Today, we even observe Ross Douthat at The New York Times embracing the notion  that one big reason Romney is trailing is the media's "horse race" coverage—you know, it's showing that he is trailing. Funny, right-wingers never complained about that until now, even though such coverage has dominated campaign coverage for decades.
But apart from this, the major claim of the past weeks has been this old saw: Hey, all the polls gave Carter a win over Reagan in 1980! And look what happened there! So Romney is in okay shape and if not will surge at the end, like St. Ronald.
Well, there are several possible responses to this:
1) Polling methods have, by all accounts, improved quite a bit since then, as proven in countless races, including presidential.
2) Also by all accounts, voters today are much more partisan and locked-in (partly because of their media choices) than they were in 1980, and less likely to bolt a candidate.
3) Reagan had a unique opportunity that Mitt will miss this year. There was only one presidential debate that year—and, believe it or not, it look place on October 28, little more than a week before Election Day. (One has to wonder which White House genius scheduled that one.) Reagan did very well in the debate, promoting a late surge. Not to mention: American hostages still held in Tehran.
4) Carter's approval rating was about 30 percent while Obama's is close to 50 percent.
But let's also consider 5), and that is: the all-the-pollsters-were-wrong meme is actually false to begin with. See this article and graph , which show that contrary to myth, Reagan actually led in tracking polls for most of the final months of the campaign. Yet you will hear or read every day that Reagan charged from "far behind," according to the polls, to win, just like Romney can (will) do.
Let's consider the most prominent poll of all. It's true that Gallup's final pre-debate poll showed a sinking Carter up by 3 percent—but a few days later  its polling gave Reagan a 3 percent edge before Election Day. Of course, he won by more than that, but then again, Gallup does not poll on Election Day.

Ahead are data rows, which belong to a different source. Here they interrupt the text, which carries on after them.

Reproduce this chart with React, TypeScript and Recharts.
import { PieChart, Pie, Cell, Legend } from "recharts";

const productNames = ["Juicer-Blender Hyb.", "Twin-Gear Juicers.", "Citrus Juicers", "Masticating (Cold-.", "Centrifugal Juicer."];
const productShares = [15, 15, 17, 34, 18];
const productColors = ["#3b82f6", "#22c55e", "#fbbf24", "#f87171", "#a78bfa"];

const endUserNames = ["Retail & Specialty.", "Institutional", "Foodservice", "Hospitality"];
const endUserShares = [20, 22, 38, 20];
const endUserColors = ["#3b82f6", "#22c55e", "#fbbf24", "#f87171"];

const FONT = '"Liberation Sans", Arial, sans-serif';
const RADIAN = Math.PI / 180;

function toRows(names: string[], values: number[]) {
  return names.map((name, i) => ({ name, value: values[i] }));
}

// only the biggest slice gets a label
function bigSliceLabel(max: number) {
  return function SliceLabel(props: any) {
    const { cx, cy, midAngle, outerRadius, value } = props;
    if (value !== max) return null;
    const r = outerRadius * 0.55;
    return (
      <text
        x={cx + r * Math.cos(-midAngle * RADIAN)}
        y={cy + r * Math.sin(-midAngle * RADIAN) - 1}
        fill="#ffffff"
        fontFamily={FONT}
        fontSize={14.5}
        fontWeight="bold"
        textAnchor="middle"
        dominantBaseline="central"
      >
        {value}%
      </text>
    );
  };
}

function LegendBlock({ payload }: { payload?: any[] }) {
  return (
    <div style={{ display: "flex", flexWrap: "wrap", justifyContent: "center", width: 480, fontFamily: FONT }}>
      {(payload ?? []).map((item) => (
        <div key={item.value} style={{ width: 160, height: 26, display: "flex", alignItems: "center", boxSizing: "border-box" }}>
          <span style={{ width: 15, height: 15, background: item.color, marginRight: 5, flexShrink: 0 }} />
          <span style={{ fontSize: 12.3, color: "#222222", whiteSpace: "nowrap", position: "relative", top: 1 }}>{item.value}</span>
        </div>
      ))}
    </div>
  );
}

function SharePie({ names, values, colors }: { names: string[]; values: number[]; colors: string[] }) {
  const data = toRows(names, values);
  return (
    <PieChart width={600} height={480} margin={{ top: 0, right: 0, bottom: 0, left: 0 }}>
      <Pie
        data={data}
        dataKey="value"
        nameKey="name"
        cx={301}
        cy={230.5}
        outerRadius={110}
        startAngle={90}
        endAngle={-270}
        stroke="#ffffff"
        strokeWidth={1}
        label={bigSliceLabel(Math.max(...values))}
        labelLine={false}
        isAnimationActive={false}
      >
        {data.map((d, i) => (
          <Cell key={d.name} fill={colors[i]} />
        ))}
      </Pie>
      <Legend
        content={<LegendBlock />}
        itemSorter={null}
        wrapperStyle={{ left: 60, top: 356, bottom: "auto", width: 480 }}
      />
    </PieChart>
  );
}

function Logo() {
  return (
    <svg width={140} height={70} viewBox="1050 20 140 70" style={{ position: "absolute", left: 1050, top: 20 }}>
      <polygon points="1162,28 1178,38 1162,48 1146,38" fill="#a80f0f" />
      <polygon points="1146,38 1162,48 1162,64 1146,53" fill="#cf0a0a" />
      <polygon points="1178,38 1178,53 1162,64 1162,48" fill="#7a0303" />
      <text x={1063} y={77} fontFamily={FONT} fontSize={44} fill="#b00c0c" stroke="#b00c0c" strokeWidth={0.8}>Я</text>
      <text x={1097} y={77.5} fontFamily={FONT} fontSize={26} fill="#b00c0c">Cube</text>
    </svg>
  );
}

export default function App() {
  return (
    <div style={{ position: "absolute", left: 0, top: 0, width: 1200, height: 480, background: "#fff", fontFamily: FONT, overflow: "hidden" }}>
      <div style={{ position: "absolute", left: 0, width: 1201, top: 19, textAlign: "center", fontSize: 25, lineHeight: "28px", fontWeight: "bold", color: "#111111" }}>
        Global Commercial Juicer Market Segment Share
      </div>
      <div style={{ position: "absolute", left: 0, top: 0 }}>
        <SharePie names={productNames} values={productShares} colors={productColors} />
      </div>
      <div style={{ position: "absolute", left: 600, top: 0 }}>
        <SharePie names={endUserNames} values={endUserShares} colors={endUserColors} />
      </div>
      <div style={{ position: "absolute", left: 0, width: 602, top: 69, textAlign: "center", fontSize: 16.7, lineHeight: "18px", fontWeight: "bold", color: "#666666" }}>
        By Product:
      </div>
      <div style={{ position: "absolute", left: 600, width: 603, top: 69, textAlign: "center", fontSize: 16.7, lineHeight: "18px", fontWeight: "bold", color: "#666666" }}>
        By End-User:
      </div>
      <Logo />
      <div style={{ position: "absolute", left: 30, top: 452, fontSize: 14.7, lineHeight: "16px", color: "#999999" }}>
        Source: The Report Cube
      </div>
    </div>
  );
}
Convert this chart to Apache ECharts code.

Also: even before the debate, two of the other leading polls at the time: AP and Harris/ABC, gave Reagan the lead. After the debate, they showed Reagan with a 5 percent margin. In fact, virtually every leading poll  gave Reagan at least a 1 percent lead two or three days before the election, and many gave him a wider edge.
So, yes, this notion of the world being shocked by a Reagan win in 1980 is simply nonsense. I remember my only surprise at the time was that the GOP did so well in Senate races. Now I haven't seen such a panic among Republican since Upton Sinclair was nearly elected governor  of California in 1934. And in that case, Sinclair was a real socialist--not an imagined one.